100 000 professionnels de santé unis autour de la lutte contre le tabac. C’est l’objectif ambitieux que s’est fixé Michèle Delaunay. Elle vient de lancer un appel en ligne qui a déjà rassemblé plus de 1 500 praticiens. Du kinésithérapeute à l’aide-soignant, en passant par les médecins de divers domaine, la députée (PS) de la Gironde a visé large. Cet ex-cancérologue dénonce les conséquences sanitaires élevées de la cigarette. Chaque année 78 000 personnes meurent d’une pathologie associée au tabagisme. Le temps est venu de frapper un grand coup. Ce rassemblement pourrait bien être décisif.
Une approche plus proactive
La liste des premiers signataires témoigne bien de la volonté de balayer l’ensemble des professions de santé. Dentistes, pharmaciens, addictologues se rejoignent pour lutter contre le tabac. Malgré quelques désaccords sur la forme, la Fédération Addiction a elle aussi choisi de signer. Son président, Jean-Pierre Couteron, concède avoir hésité, à cause d' « un style quelque peu injonctif » qui n’est pas adapté à cette forme de dépendance. « Mais se mobiliser pour obtenir une politique cohérente vis-à-vis du tabagisme l’a emporté », explique-t-il. Il faut dire qu’un rassemblement de cette ampleur n’a encore jamais été obtenu.
Sur le fond, l’appel se divise en deux parties. La première engage les professionnels à agir plus contre le tabagisme. Ceux qui ont signé le document devraient se montrer plus proactifs auprès de leurs patients, particulièrement les jeunes ou encore les femmes enceintes. Dans les faits, cela passe par la promotion de l’ensemble des moyens de sevrage. Pourquoi tant de spécialités ? « On sait que le message entre vraiment dans la pratique le jour où il vient de plusieurs sources », explique Michèle Delaunay à Pourquoidocteur. Les kinésithérapeutes sont ainsi également habilités à prescrire des modes de sevrage.
L’appel aux politiciens
Les professions de santé ne sont pas les seules à être interpelées. Les décideurs politiques figurent aussi en bonne position. De fait, ce sont eux qui mettent au point les législations et les appliquent. Sur ce point, le bilan reste insuffisant. « Une dynamique s’est engagée sur le tabac, avec le Plan national de réduction du tabagisme, concède Jean-Pierre Couteron. Mais le succès est plus que relatif : le dernier bulletin épidémiologique hebdomadaire à ce sujet n’est pas extraordinaire. » Paquets neutres et molles augmentations du prix du tabac ne suffisent plus. « Il faut absolument transformer l’essai dans le prochain quinquennat », estime Michèle Delaunay.
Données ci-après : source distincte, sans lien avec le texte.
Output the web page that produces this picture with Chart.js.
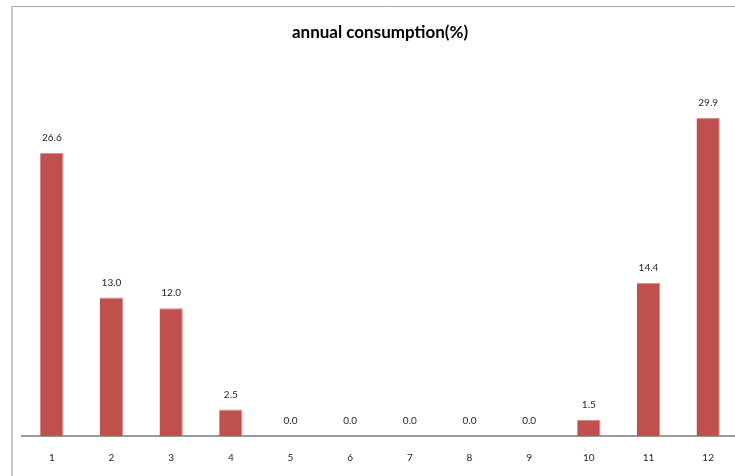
<!DOCTYPE html>
<html>
<head>
<meta charset="utf-8">
<script src="https://cdn.jsdelivr.net/npm/chart.js@4"></script>
<style>
  html, body { margin: 0; padding: 0; background: #fff; overflow: hidden; }
  #wrap { position: relative; width: 760px; height: 476px; }
</style>
</head>
<body>
<div id="wrap"><canvas id="chart" width="760" height="476"></canvas></div>
<script>
// Monthly share of annual consumption, in percent
const months = ['1', '2', '3', '4', '5', '6', '7', '8', '9', '10', '11', '12'];
const consumption = [26.6, 13.0, 12.0, 2.5, 0.0, 0.0, 0.0, 0.0, 0.0, 1.5, 14.4, 29.9];
const chartTitle = 'annual consumption(%)';

const labelFont = '10px Lato, "Open Sans", sans-serif';

// White background plus the frame lines around the chart
const framePlugin = {
  id: 'frame',
  beforeDraw(chart) {
    const ctx = chart.ctx;
    ctx.save();
    ctx.fillStyle = '#ffffff';
    ctx.fillRect(0, 0, chart.width, chart.height);
    ctx.strokeStyle = '#a6a6a6';
    ctx.lineWidth = 1;
    ctx.beginPath();
    ctx.moveTo(11, 6.5);
    ctx.lineTo(chart.width, 6.5);
    ctx.stroke();
    ctx.strokeStyle = '#c8c8c8';
    ctx.lineWidth = 2;
    ctx.beginPath();
    ctx.moveTo(12, 6);
    ctx.lineTo(12, chart.height);
    ctx.stroke();
    ctx.restore();
  }
};

// Value written above each bar
const valueLabels = {
  id: 'valueLabels',
  afterDatasetsDraw(chart) {
    const ctx = chart.ctx;
    const meta = chart.getDatasetMeta(0);
    const values = chart.data.datasets[0].data;
    ctx.save();
    ctx.font = labelFont;
    ctx.fillStyle = '#1f1f2e';
    ctx.textAlign = 'center';
    ctx.textBaseline = 'middle';
    meta.data.forEach((bar, i) => {
      ctx.fillText(values[i].toFixed(1), bar.x, bar.y - 15);
    });
    ctx.restore();
  }
};

new Chart(document.getElementById('chart'), {
  type: 'bar',
  data: {
    labels: months,
    datasets: [{
      data: consumption,
      backgroundColor: '#c0504d',
      borderColor: '#d7898a',
      borderWidth: { top: 1, right: 1, left: 0, bottom: 0 },
      borderSkipped: 'bottom',
      categoryPercentage: 1.0,
      barPercentage: 0.39
    }]
  },
  options: {
    responsive: false,
    animation: false,
    devicePixelRatio: 1,
    layout: { padding: { left: 22, right: 22, top: 0, bottom: -4 } },
    plugins: {
      legend: { display: false },
      tooltip: { enabled: false },
      title: {
        display: true,
        text: chartTitle,
        color: '#000000',
        font: { family: 'Lato, "Open Sans", sans-serif', size: 17, weight: 'bold' },
        padding: { top: 22, bottom: 21 }
      }
    },
    scales: {
      x: {
        grid: { display: false, drawTicks: false },
        border: { display: true, color: '#9a9a9a', width: 2 },
        ticks: {
          color: '#1f1f2e',
          font: { family: 'Lato, "Open Sans", sans-serif', size: 10 },
          padding: 16,
          maxRotation: 0
        }
      },
      y: {
        display: false,
        min: 0,
        max: 35
      }
    }
  },
  plugins: [framePlugin, valueLabels]
});
</script>
</body>
</html>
Elus et candidats sont donc invités à faire appliquer la loi de manière plus stricte. A commencer par l’interdiction de vendre du tabac aux mineurs. Mais ça n’est pas tout : le prix du paquet de cigarette doit aussi franchir la barre symbolique des 10 euros. La députée de la Gironde veut en faire un sujet de débat à l’échelle européenne.
Alors que l’élection présidentielle se profile, Michèle Delaunay aura bien besoin du soutien de 100 000 professionnels de santé. A l’heure actuelle, le débat sur la santé est resté à la marge. La députée compte d’ailleurs envoyer aux candidats aux primaires et à la présidentielle le contenu de l’appel. Jean-Pierre Couteron attend beaucoup de leur part et n’hésite pas à dresser un parallèle avec la politique menée sur l’alcool. Le gouvernement a progressivement assoupli la loi Evin. « On espère que cela évitera les erreurs observées sur l’alcool, tranche le président de la Fédération Addiction. On espère aussi en tirer un message cohérent. » Pas sûr que cela suffise pour faire passer le paquet à 10 euros.